Déceptions syndicales

« Ce qui m’a surpris ce sont les propos sur le déploiement d’assistants d’éducation et de remplaçants », nous a dit Frédérique Rolet, secrétaire générale du Snes Fsu. Pour le reste, elle déplore le fait que le ministre n’évoque pas les collèges. « Il aurait pu au moins dire que dans les gros collèges le brassage est là et qu’il faut faire comme dans les lycées, regrette -elle. « Les collègues vont être furieux. Ils va y avoir un sentiment de mépris et d’ignorance du réel. Dans mon propre collège il n’y a même plus de sopalin depuis la rentrée pour le nettoyage ». Ce déni de la réalité F Rolet craint qu’il ne s’étende à la revalorisation promise.

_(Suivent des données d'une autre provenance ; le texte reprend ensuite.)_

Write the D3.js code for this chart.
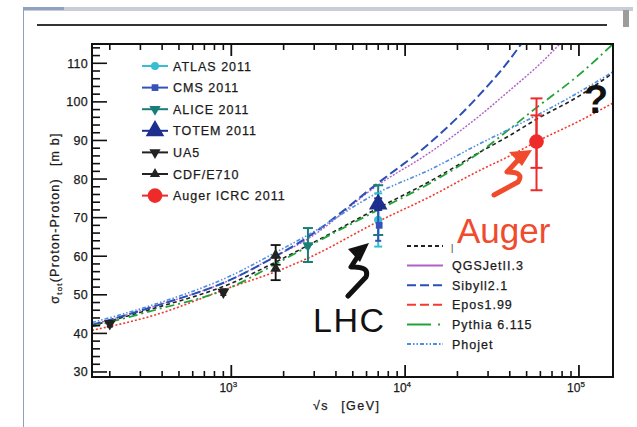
<!DOCTYPE html>
<html><head><meta charset="utf-8">
<script src="https://cdn.jsdelivr.net/npm/d3@7"></script>
<style>body{margin:0;background:#fff;} svg{display:block;font-family:"Liberation Sans",Arial,Helvetica,sans-serif;}</style>
</head><body><svg id="c" width="637" height="427"></svg>
<script>
// ---- model curves (sqrt(s) in GeV, sigma in mb) ----
const energies = [158, 360, 1000, 1800, 2760, 7000, 14000, 27000, 40000, 57000, 100000, 157000];
const qgsjet01 = [42, 46.5, 53, 58.5, 62.8, 72.5, 79.5, 87, 91.3, 95.5, 101.5, 107.5];
const qgsjetII = [42.2, 47, 54, 60, 64.5, 78.5, 87, 96.5, 103, 109, 120, 128];
const sibyll   = [42.2, 47, 54, 60, 65, 79, 89.5, 102, 111, 121, 142, 162];
const epos     = [40.8, 44.7, 52, 56, 59.5, 69, 75.5, 82.3, 86, 89.7, 95, 99.7];
const pythia   = [41.8, 46, 52, 58, 62.5, 72, 79, 87, 93, 98.5, 107, 115];
const phojet   = [42.8, 47.5, 55, 61, 65.5, 76.5, 82.5, 89.2, 93, 96.5, 102.5, 107.8];

// ---- measurements ----
const atlasE = [7000], atlasV = [69.4], atlasLo = [62.5], atlasHi = [76.3];
const cmsE = [7000], cmsV = [68.0], cmsLo = [64.0], cmsHi = [72.0];
const aliceE = [2760, 7000], aliceV = [62.8, 73.2], aliceLo = [58.5, 65.5], aliceHi = [67.3, 78.4];
const totemE = [7000], totemV = [73.5], totemLo = [72.0], totemHi = [75.0];
const ua5E = [200, 900], ua5V = [42.5, 50.7], ua5Lo = [41.7, 49.9], ua5Hi = [43.3, 51.5];
const cdfE = [1800, 1800], cdfV = [60.3, 56.8], cdfLo = [57.8, 53.8], cdfHi = [62.9, 59.6];
const augerE = [57000], augerV = [89.7], augerStatLo = [82.9], augerStatHi = [96.5], augerLo = [77.1], augerHi = [100.9];

// ---- axis ticks ----
const yTicks = [30, 40, 50, 60, 70, 80, 90, 100, 110];
const xMajor = [1e3, 1e4, 1e5];
const xMajorLabels = ["3", "4", "5"];

const svg = d3.select("#c");
const x = d3.scaleLog().domain([158, 157000]).range([92, 613]);
const y = d3.scaleLinear().domain([28.7, 115]).range([377, 44]);

// window-like border
svg.append("rect").attr("x",23).attr("y",7).attr("width",610).attr("height",4).attr("fill","#c9ced6");
svg.append("rect").attr("x",24).attr("y",7).attr("width",40).attr("height",3).attr("fill","#6a86b4").attr("opacity",0.6);
svg.append("line").attr("x1",23.5).attr("x2",23.5).attr("y1",7).attr("y2",427).attr("stroke","#8da0c0").attr("stroke-width",1);
svg.append("rect").attr("x",623).attr("y",10).attr("width",6).attr("height",17).attr("fill","#9c9c9c");
// top rule
svg.append("line").attr("x1",37).attr("x2",607).attr("y1",25).attr("y2",25).attr("stroke","#333").attr("stroke-width",2);

// clip
svg.append("clipPath").attr("id","pc").append("rect").attr("x",92).attr("y",44).attr("width",521).attr("height",333);

const models = [
  {name:"", vals:qgsjet01, color:"#222", dash:"4,3", w:1.6, legDash:"4,3"},
  {name:"QGSJetII.3", vals:qgsjetII, color:"#b060c8", dash:"2,1.5", w:1.4, legDash:null},
  {name:"Sibyll2.1", vals:sibyll, color:"#2a4fb5", dash:"9,4", w:2, legDash:"9,4"},
  {name:"Epos1.99", vals:epos, color:"#f23a2e", dash:"2,2", w:1.6, legDash:"9,4"},
  {name:"Pythia 6.115", vals:pythia, color:"#22a33a", dash:"9,4,2,4", w:1.8, legDash:"24,7,2,20"},
  {name:"Phojet", vals:phojet, color:"#4d8ee0", dash:"4,2,1.5,2,1.5,2", w:1.6, legDash:"4,2,1.5,2,1.5,2"}
];
const line = d3.line().x(d=>x(d[0])).y(d=>y(d[1])).curve(d3.curveMonotoneX);
const gc = svg.append("g").attr("clip-path","url(#pc)");
models.forEach(m=>{
  gc.append("path").attr("d", line(energies.map((e,i)=>[e,m.vals[i]])))
    .attr("fill","none").attr("stroke",m.color).attr("stroke-width",m.w).attr("stroke-dasharray",m.dash);
});

// frame & ticks
const ax = svg.append("g").attr("stroke","#111");
ax.append("rect").attr("x",92).attr("y",44).attr("width",521).attr("height",333).attr("fill","none").attr("stroke-width",2);
for (let v=30; v<=114; v+=2){
  const major = v%10===0;
  ax.append("line").attr("x1",92).attr("x2",92+(major?15:8)).attr("y1",y(v)).attr("y2",y(v)).attr("stroke-width",1.6);
}
const xMinor=[];
[100,1000,10000,100000].forEach(d=>{for(let k=2;k<=9;k++){const v=d*k; if(v>158&&v<157000) xMinor.push(v);}});
xMinor.forEach(v=>{
  ax.append("line").attr("x1",x(v)).attr("x2",x(v)).attr("y1",377).attr("y2",371).attr("stroke-width",1.6);
  ax.append("line").attr("x1",x(v)).attr("x2",x(v)).attr("y1",44).attr("y2",50).attr("stroke-width",1.6);
});
xMajor.forEach(v=>{
  ax.append("line").attr("x1",x(v)).attr("x2",x(v)).attr("y1",377).attr("y2",365).attr("stroke-width",1.8);
  ax.append("line").attr("x1",x(v)).attr("x2",x(v)).attr("y1",44).attr("y2",56).attr("stroke-width",1.8);
});

const txt = {fill:"#1a1a1a", stroke:"#1a1a1a", sw:0.25};
// y tick labels
yTicks.forEach(v=>{
  svg.append("text").attr("x",88).attr("y",y(v)+4.5).attr("text-anchor","end")
    .attr("font-size",12.5).attr("letter-spacing",0.3).attr("fill",txt.fill).attr("stroke",txt.stroke).attr("stroke-width",txt.sw).text(v);
});
// x tick labels
xMajor.forEach((v,i)=>{
  const t = svg.append("text").attr("x",x(v)-3).attr("y",392).attr("text-anchor","middle")
    .attr("font-size",12).attr("fill",txt.fill).attr("stroke",txt.stroke).attr("stroke-width",txt.sw);
  t.append("tspan").text("10");
  t.append("tspan").attr("dy",-5).attr("font-size",8).text(xMajorLabels[i]);
});
// axis titles
const xt = svg.append("text").attr("x",313).attr("y",410).attr("font-size",12.5).attr("letter-spacing",1.5)
  .attr("fill",txt.fill).attr("stroke",txt.stroke).attr("stroke-width",txt.sw);
xt.append("tspan").text("\u221As");
xt.append("tspan").attr("dx",12).text("[GeV]");
const yt = svg.append("text").attr("transform","translate(59,218) rotate(-90)").attr("text-anchor","middle")
  .attr("font-size",12.5).attr("letter-spacing",1.2).attr("fill",txt.fill).attr("stroke",txt.stroke).attr("stroke-width",txt.sw);
yt.append("tspan").text("\u03C3");
yt.append("tspan").attr("dy",3).attr("font-size",8).text("tot");
yt.append("tspan").attr("dy",-3).text("(Proton-Proton)");
yt.append("tspan").attr("dx",12).text("[m b]");

// ---- data points ----
const gd = svg.append("g");
function errbar(E, lo, hi, col, cap, w){
  E.forEach((e,i)=>{
    const px = x(e);
    gd.append("line").attr("x1",px).attr("x2",px).attr("y1",y(lo[i])).attr("y2",y(hi[i])).attr("stroke",col).attr("stroke-width",w);
    [lo[i],hi[i]].forEach(v=>gd.append("line").attr("x1",px-cap).attr("x2",px+cap).attr("y1",y(v)).attr("y2",y(v)).attr("stroke",col).attr("stroke-width",w));
  });
}
function sym(g, type, size, px, py, col, rot){
  g.append("path").attr("d", d3.symbol().type(type).size(size)())
    .attr("transform",`translate(${px},${py})${rot?" rotate(180)":""}`).attr("fill",col);
}
errbar(ua5E, ua5Lo, ua5Hi, "#111", 3, 1.5);
ua5E.forEach((e,i)=>sym(gd, d3.symbolTriangle, 60, x(e), y(ua5V[i]), "#222", true));
errbar(cdfE, cdfLo, cdfHi, "#111", 5, 1.8);
cdfE.forEach((e,i)=>sym(gd, d3.symbolTriangle, 50, x(e), y(cdfV[i]), "#222", false));
errbar(aliceE, aliceLo, aliceHi, "#177f78", 5, 2);
aliceE.forEach((e,i)=>sym(gd, d3.symbolTriangle, 55, x(e), y(aliceV[i]), "#177f78", true));
errbar(atlasE, atlasLo, atlasHi, "#35bfd0", 4, 2);
atlasE.forEach((e,i)=>sym(gd, d3.symbolCircle, 55, x(e), y(atlasV[i]), "#35bfd0", false));
errbar(cmsE, cmsLo, cmsHi, "#3552b8", 3, 2);
cmsE.forEach((e,i)=>sym(gd, d3.symbolSquare, 45, x(e)+1, y(cmsV[i]), "#3552b8", false));
errbar(totemE, totemLo, totemHi, "#1c2f8e", 4, 2);
totemE.forEach((e,i)=>sym(gd, d3.symbolTriangle, 150, x(e), y(totemV[i]), "#1c2f8e", false));
errbar(augerE, augerLo, augerHi, "#ee2a2a", 6, 2);
errbar(augerE, augerStatLo, augerStatHi, "#ee2a2a", 6, 2);
augerE.forEach((e,i)=>sym(gd, d3.symbolCircle, 170, x(e), y(augerV[i]), "#ee2a2a", false));

// ---- legend 1 (data) ----
const leg1 = [
  {t:"ATLAS 2011", c:"#35bfd0", s:d3.symbolCircle, sz:50, r:false},
  {t:"CMS 2011", c:"#3552b8", s:d3.symbolSquare, sz:45, r:false},
  {t:"ALICE 2011", c:"#177f78", s:d3.symbolTriangle, sz:55, r:true},
  {t:"TOTEM 2011", c:"#1c2f8e", s:d3.symbolTriangle, sz:150, r:false},
  {t:"UA5", c:"#222", s:d3.symbolTriangle, sz:55, r:true},
  {t:"CDF/E710", c:"#222", s:d3.symbolTriangle, sz:45, r:false},
  {t:"Auger ICRC 2011", c:"#ee2a2a", s:d3.symbolCircle, sz:170, r:false}
];
const gl1 = svg.append("g");
leg1.forEach((d,i)=>{
  const ly = 66 + i*21.6;
  gl1.append("line").attr("x1",142).attr("x2",168).attr("y1",ly).attr("y2",ly).attr("stroke",d.c).attr("stroke-width",2);
  sym(gl1, d.s, d.sz, 155, ly, d.c, d.r);
  gl1.append("text").attr("x",173).attr("y",ly+4.5).attr("font-size",12.5).attr("letter-spacing",1)
    .attr("fill",txt.fill).attr("stroke",txt.stroke).attr("stroke-width",txt.sw).text(d.t);
});

// ---- legend 2 (models) ----
const gl2 = svg.append("g");
models.forEach((m,i)=>{
  const ly = 246 + i*19.6;
  gl2.append("line").attr("x1",407).attr("x2",443).attr("y1",ly).attr("y2",ly).attr("stroke",m.color)
    .attr("stroke-width",2).attr("stroke-dasharray",m.legDash);
  if (m.name) gl2.append("text").attr("x",452).attr("y",ly+4.5).attr("font-size",12.5).attr("letter-spacing",1)
    .attr("fill",txt.fill).attr("stroke",txt.stroke).attr("stroke-width",txt.sw).text(m.name);
});
gl2.append("text").attr("x",451).attr("y",251).attr("font-size",9).attr("fill","#333").text("|");

// ---- annotations ----
svg.append("text").attr("x",313).attr("y",332).attr("font-size",34).attr("letter-spacing",1.5).attr("fill","#111").text("LHC");
svg.append("text").attr("x",457).attr("y",243).attr("font-size",35).attr("fill","#ef4b2c").text("Auger");
svg.append("text").attr("x",596).attr("y",113).attr("text-anchor","middle").attr("font-size",40).attr("font-weight","bold").attr("fill","#111").text("?");
// black squiggle arrow
svg.append("path").attr("d","M369,243 L348,249 L360,262 Z").attr("fill","#111");
svg.append("path").attr("d","M358,256 L351,267 Q370,266 366,277 L348,296").attr("fill","none").attr("stroke","#111").attr("stroke-width",5).attr("stroke-linecap","round").attr("stroke-linejoin","round");
// red squiggle arrow
svg.append("path").attr("d","M532,150 L509,152 L522,166 Z").attr("fill","#ef4b2c");
svg.append("path").attr("d","M519,159 L507,172 Q525,172 518,182 L494,195").attr("fill","none").attr("stroke","#ef4b2c").attr("stroke-width",5).attr("stroke-linecap","round").attr("stroke-linejoin","round");
</script></body></html>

« Ce serait de vraies annonces si elles étaient concrétisées », estime Stéphane Crochet, secrétaire général du Se-Unsa, à propos des propos ministériels sur les remplaçants et AED. Pour les collèges, « on ne s’attendait pas à autre chose. Il va falloir que la discussion se poursuive dans les académies », dit S Crochet. Pas de surprise non plus sur le fait que le ministre ne parle pas d’allègements. « On sait que selon la durée de l’alternance il va falloir aller plus loin et des instructions plus claires.